1999 film by Jasmin Dizdar

Beautiful People is a 1999 British satirical comedy film written and directed by Jasmin Dizdar. The film won an award for the best film in Un Certain Regard category at the Cannes Film Festival. Beautiful People is set in London during the time of the Bosnian War.

==Plot==
In London during October 1993, England are playing the Netherlands in the World Cup qualifiers. The Bosnian War is at its height, and refugees from former Yugoslavia are arriving. Football rivals and political adversaries from the Balkans all precipitate conflict and amusing situations. Meanwhile, the lives of four English families are affected in different ways by an encounter with the refugees; one of the families improbably becomes involved with a Balkan refugee through the England vs Netherlands match.

==Cast==

- Rosalind Ayres as Nora Thornton
- Julian Firth as Edward Thornton
- Charles Kay as George Thornton
- Charlotte Coleman as Portia Thornton
- Edward Jewesbury as Joseph Thornton
- Danny Nussbaum as Griffin Midge
- Heather Tobias as Felicity Midge
- Roger Sloman as Roger Midge
- Walentine Giorgiewa as Dzemila
- Kenan Hudaverdi as railway worker
- Faruk Pruti as Croat
- Dado Jehan as Serb
- Linda Basset as a nurse
- Nicholas Farrel as Dr Mouldy
- Thomas Goodridge as Youth on Mobile Phone

==Reception==
The film was selected as an Un Certain Regard entry at the 1999 Cannes Film Festival.

Roger Ebert gave the film three stars (out of four), and made several comparisons: Beautiful People "loops and doubles back among several stories and characters, like Robert Altman's Short Cuts and Paul Thomas Anderson's Magnolia"; "it is fairly lighthearted, under the circumstances; like Catch-22, it enjoys the paradoxes that occur when you try to apply logic to war." James Berardinelli gave it the same rating and made most of the same comparisons; according to Berardinelli, "Dizdar has accomplished what few filmmakers are capable of—taking a serious subject and crafting an effective comedy from it that is defined by rich characters, genuine laughs, and an unpredictable plot." He concluded:
After appearing as an 'Un Certain Regard entry in the 1999 Cannes Film Festival, Beautiful People received international acclaim through film festival screenings and during its regular U.K. release (the screenplay was nominated for a British Independent Film Award). However, the most impressive thing about this film is not the recognition it has received, but the accessibility of the humor. While Beautiful People is best described as a black comedy,... it is funny, not merely grimly amusing. This makes Beautiful People one of the most intriguing and thought-provoking comedies to reach U.S. theaters in early 2000.

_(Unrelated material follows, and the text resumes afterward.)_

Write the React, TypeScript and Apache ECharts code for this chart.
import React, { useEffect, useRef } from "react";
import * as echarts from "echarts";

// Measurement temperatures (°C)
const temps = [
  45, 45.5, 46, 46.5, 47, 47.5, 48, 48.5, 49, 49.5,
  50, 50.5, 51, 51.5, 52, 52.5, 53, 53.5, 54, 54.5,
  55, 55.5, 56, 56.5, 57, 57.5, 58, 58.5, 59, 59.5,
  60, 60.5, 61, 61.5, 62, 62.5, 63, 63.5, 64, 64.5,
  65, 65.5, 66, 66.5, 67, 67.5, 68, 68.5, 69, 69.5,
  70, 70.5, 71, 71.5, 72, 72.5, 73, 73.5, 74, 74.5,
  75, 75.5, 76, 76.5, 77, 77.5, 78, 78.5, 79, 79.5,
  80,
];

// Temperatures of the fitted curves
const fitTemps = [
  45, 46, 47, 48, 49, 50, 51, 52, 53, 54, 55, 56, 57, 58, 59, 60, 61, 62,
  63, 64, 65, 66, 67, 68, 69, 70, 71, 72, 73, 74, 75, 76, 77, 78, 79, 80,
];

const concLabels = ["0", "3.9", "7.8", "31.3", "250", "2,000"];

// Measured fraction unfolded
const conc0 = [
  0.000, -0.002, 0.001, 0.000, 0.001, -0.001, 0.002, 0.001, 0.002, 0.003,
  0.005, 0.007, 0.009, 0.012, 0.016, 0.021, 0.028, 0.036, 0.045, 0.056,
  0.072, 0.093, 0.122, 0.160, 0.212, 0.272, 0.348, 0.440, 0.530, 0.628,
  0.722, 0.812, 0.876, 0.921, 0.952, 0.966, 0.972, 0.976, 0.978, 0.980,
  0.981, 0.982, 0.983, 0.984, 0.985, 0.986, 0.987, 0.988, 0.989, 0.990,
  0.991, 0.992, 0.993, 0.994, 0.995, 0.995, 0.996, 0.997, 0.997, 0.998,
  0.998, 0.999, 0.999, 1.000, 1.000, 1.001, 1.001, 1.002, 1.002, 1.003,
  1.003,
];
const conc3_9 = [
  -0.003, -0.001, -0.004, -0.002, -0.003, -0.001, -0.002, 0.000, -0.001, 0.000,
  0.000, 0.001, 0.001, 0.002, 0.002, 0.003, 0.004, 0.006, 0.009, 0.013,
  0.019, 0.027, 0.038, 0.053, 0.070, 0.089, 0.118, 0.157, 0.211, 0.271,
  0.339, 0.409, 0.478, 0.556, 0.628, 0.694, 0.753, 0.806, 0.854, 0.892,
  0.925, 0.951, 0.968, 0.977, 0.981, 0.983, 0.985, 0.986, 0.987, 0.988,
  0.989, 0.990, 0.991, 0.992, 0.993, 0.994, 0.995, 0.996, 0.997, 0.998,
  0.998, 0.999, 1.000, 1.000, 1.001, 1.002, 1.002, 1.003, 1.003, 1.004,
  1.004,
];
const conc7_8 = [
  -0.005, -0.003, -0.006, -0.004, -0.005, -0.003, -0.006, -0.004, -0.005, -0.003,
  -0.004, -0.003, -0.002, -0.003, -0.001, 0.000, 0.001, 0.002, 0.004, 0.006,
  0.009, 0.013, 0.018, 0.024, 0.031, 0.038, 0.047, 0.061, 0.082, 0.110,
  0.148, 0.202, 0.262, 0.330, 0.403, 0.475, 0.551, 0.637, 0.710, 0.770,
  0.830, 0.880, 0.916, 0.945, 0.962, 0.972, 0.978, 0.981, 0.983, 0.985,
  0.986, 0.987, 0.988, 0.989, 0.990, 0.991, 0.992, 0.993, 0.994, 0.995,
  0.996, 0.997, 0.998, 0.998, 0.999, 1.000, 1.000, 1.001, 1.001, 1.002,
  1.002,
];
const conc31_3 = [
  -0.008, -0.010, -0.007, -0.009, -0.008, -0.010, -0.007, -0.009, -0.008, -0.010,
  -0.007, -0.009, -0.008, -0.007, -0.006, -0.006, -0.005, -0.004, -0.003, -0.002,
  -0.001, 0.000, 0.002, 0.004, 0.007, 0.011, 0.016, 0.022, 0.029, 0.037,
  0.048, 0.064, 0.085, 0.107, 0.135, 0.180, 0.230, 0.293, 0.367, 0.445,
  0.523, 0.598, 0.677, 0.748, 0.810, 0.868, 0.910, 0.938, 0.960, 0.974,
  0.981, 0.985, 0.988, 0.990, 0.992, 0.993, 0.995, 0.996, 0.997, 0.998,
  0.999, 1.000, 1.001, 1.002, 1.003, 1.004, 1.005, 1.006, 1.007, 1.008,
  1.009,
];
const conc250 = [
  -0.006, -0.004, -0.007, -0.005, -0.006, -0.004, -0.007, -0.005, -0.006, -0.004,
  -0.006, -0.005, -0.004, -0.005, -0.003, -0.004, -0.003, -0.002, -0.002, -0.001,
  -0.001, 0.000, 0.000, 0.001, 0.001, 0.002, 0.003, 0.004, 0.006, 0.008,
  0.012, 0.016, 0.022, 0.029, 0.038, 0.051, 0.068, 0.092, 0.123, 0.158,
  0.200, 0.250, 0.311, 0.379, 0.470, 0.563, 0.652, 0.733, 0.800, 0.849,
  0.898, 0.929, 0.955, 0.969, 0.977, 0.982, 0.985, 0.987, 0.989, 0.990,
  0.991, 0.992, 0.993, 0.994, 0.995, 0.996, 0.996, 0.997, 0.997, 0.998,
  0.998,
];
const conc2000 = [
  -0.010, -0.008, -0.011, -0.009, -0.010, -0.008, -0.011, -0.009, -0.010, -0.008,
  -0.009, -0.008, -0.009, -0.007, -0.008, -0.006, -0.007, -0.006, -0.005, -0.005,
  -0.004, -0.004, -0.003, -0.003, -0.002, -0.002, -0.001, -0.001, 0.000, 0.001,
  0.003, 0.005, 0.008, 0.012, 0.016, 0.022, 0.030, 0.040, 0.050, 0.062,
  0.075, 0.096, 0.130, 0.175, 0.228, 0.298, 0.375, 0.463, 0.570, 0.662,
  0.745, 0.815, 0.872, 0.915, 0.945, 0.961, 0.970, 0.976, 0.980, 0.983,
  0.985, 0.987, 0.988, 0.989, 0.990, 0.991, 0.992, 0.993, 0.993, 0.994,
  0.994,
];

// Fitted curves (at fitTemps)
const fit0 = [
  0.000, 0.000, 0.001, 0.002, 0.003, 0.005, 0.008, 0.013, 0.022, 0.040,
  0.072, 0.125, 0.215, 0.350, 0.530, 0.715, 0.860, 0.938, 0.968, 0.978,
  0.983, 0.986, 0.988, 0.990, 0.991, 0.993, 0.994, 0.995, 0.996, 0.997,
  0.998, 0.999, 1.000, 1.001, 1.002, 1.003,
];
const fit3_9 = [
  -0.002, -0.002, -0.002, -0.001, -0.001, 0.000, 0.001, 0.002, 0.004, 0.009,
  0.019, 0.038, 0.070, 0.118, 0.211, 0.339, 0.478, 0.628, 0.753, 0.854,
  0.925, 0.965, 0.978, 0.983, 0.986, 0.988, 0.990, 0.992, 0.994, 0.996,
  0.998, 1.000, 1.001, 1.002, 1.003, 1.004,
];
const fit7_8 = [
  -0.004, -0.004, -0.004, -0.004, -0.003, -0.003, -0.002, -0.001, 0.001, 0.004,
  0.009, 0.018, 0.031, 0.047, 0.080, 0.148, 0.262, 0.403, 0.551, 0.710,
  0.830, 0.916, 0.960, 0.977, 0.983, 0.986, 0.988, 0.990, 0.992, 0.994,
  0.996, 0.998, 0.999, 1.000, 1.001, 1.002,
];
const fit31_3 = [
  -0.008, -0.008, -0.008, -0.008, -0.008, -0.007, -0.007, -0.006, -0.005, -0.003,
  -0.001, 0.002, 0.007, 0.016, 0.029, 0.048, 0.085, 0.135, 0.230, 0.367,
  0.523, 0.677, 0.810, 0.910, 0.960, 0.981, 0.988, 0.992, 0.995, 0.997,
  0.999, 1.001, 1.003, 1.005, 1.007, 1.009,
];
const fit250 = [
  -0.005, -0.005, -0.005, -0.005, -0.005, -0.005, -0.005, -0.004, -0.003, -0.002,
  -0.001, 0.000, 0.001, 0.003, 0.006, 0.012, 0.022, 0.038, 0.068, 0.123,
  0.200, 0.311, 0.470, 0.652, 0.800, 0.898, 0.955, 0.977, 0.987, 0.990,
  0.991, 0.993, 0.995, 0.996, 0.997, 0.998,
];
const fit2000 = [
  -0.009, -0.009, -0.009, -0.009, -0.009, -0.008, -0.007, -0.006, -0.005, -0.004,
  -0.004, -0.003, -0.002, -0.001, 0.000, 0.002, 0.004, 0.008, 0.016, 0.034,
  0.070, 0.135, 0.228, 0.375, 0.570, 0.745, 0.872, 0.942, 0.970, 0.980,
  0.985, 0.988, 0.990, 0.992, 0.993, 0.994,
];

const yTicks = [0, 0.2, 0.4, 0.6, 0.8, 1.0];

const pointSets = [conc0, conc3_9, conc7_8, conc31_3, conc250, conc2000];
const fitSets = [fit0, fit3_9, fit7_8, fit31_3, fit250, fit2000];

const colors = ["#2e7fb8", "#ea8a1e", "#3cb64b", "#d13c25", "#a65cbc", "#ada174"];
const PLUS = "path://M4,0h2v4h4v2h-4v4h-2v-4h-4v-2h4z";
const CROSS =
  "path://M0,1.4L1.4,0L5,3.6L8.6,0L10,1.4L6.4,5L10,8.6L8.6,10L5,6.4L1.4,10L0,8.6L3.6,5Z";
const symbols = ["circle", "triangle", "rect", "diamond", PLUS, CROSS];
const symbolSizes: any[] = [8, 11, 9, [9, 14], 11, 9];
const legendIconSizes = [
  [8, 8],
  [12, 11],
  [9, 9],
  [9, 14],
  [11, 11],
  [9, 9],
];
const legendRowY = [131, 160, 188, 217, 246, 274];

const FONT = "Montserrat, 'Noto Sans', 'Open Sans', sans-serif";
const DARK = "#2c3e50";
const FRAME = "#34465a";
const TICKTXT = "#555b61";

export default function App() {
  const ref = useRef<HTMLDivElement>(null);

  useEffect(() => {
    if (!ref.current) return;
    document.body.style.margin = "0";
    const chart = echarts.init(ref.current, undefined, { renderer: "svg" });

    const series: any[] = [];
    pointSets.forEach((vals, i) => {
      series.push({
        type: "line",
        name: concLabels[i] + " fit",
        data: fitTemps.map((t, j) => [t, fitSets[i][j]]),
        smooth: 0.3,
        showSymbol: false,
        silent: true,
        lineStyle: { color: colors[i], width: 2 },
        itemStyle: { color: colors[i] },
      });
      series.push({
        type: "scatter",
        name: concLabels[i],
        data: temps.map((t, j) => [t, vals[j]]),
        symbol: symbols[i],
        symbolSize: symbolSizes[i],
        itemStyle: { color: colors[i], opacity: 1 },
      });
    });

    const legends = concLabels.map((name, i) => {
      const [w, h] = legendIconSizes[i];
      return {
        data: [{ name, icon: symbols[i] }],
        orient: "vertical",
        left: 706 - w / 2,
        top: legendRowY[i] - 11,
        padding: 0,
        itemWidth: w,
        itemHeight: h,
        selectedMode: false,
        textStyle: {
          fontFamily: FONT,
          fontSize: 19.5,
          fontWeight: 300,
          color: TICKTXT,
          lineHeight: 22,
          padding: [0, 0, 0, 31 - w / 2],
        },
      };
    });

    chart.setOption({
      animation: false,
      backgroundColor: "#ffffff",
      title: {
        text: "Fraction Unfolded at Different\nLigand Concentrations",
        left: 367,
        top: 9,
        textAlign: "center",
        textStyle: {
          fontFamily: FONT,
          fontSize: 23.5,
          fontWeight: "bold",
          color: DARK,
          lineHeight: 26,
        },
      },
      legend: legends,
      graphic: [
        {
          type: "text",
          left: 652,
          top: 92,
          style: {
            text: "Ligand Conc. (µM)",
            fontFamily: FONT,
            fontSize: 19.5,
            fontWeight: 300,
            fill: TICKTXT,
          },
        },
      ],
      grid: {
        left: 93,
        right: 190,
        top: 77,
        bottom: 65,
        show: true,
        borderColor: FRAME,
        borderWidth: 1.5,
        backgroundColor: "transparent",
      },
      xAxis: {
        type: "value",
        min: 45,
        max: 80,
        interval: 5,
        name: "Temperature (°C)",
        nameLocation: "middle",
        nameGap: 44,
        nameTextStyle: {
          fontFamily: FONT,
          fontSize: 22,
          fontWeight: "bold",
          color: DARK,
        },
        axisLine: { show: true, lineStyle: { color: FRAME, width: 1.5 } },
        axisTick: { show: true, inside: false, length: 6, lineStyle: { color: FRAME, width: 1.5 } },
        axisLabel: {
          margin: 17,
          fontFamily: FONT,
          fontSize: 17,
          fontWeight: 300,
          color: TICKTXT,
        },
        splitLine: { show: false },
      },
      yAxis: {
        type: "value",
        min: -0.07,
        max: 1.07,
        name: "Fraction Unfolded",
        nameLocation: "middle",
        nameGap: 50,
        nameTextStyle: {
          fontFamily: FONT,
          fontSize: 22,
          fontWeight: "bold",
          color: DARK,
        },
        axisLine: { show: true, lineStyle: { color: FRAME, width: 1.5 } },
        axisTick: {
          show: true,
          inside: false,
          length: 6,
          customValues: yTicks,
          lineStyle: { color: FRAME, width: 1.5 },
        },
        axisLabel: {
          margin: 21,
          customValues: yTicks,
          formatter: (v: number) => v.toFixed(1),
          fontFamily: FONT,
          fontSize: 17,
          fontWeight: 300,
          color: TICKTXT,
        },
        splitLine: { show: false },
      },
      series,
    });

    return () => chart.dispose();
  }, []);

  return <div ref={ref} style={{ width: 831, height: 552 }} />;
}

Unlike those made by Ebert and Berardinelli, the comparisons made by the Boston Phoenix are more precise: the film "combines British social realism with the bitter, jagged humor of Balkan directors like Emir Kusturica (Underground) and Srđan Dragojević (Pretty Village, Pretty Flame)."

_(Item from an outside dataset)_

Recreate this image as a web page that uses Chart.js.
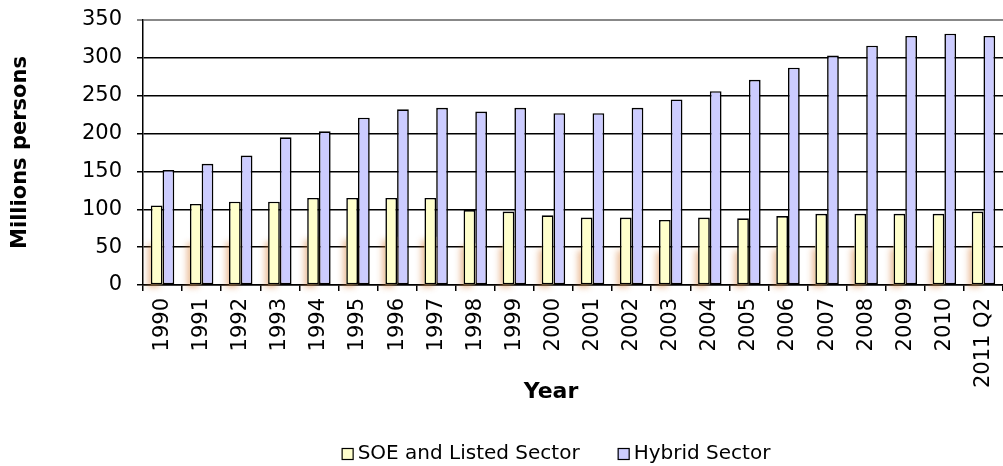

According to Scott Tobias of The A.V. Club, "Though its title seems ironic at first, Beautiful People is boundless in its optimism, growing increasingly contrived as it progresses, steering the messy lives of about 25 interconnected characters in the same hopeful direction....[Dizdar] displays a gift for light absurdist comedy... but as lively and skillfully orchestrated as it is on the whole, Beautiful People adds up to curiously little, limited in large part by Dizdar's narrow view of humanity. In his enthusiasm to resolve the cultural differences between his former and present home, his disparate characters are all tossed into the same flavorless, homogeneous soup."